BAR HARBOR, Maine — If you had to guess how many people visited Acadia National Park this year, what would you guess?
Hundreds of thousands? A million?
This year over 3.5 million guests explored Maine's premier National Park. A number that is great for local business and the park itself, but takes a toll on the park property.
Carriage road spans over 45 miles across the Bar Harbor based park. Popular for hiking, biking, or walking. But in the fall when leaves get caught in ditches off the side of the room, it causes problems.
“There can be deep ruts and gullies going down the road and a lot of significant damage going down the carriage roads," Christie Anastasia, the park's Public Affairs Specialist said.
When the cold rain, snow, and ice, fall in the winter it builds up on the leaves that are stuck on the roads and ditches causing those ruts and damage.

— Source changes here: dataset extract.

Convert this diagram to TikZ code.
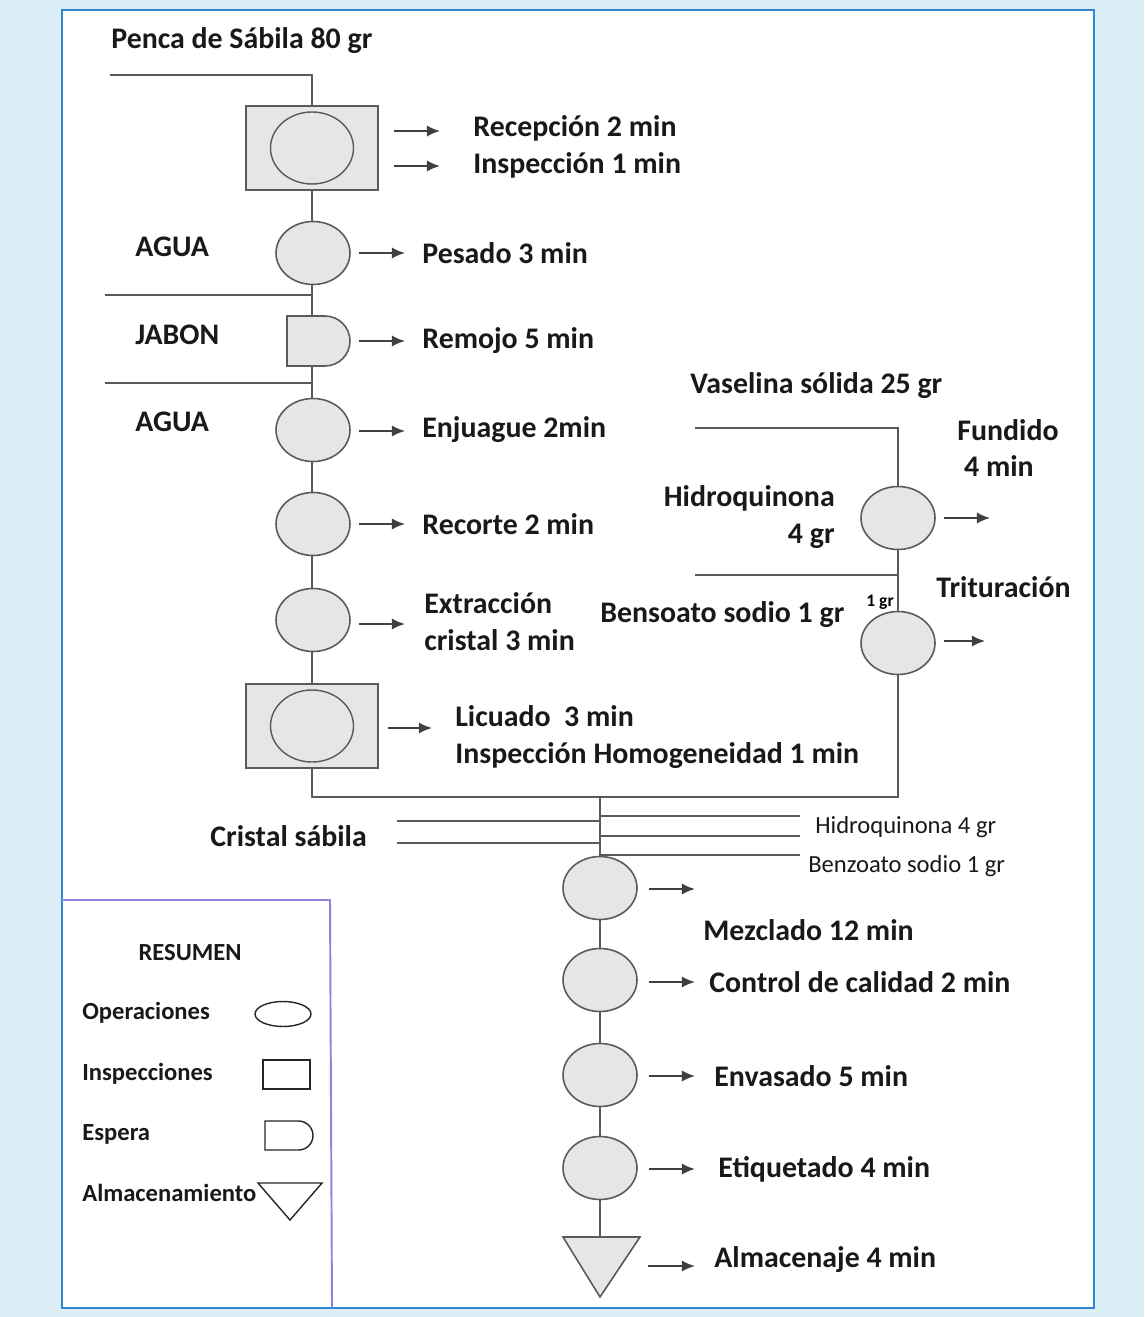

Twenty-nine years ago, the park initiated a plan to prevent that damage. On the first Saturday of every November, Friends of Acadia hosts its annual Take Pride in Acadia Event.
Today, over 500 volunteers spent their morning raking leaves off of carriage road.
"When I’m raking leaves alone in my yard its no fun, but when I’m doing it with 30 college students its amazing," said David MacDonald, president of Friends of Acadia.
College students from the University of Maine, Husson University, and other local schools were among the hundreds grabbing rakes today. Local girl scout troops and individuals wanting to give back also were in attendance.
“We’ve got first timers here, we’ve got veterans. It takes a community to protect a national park," MacDonald said.
Today's goal, saving park staff time and money.
“When the carriage roads wash out, it costs tens of thousands of dollars to fix them," MacDonald added.
Although Acadia's visitor center is closed, there is still time to enjoy the views and trails before the winter snow. The gate that will close Park Loop Road for all car traffic will be shut on December 1.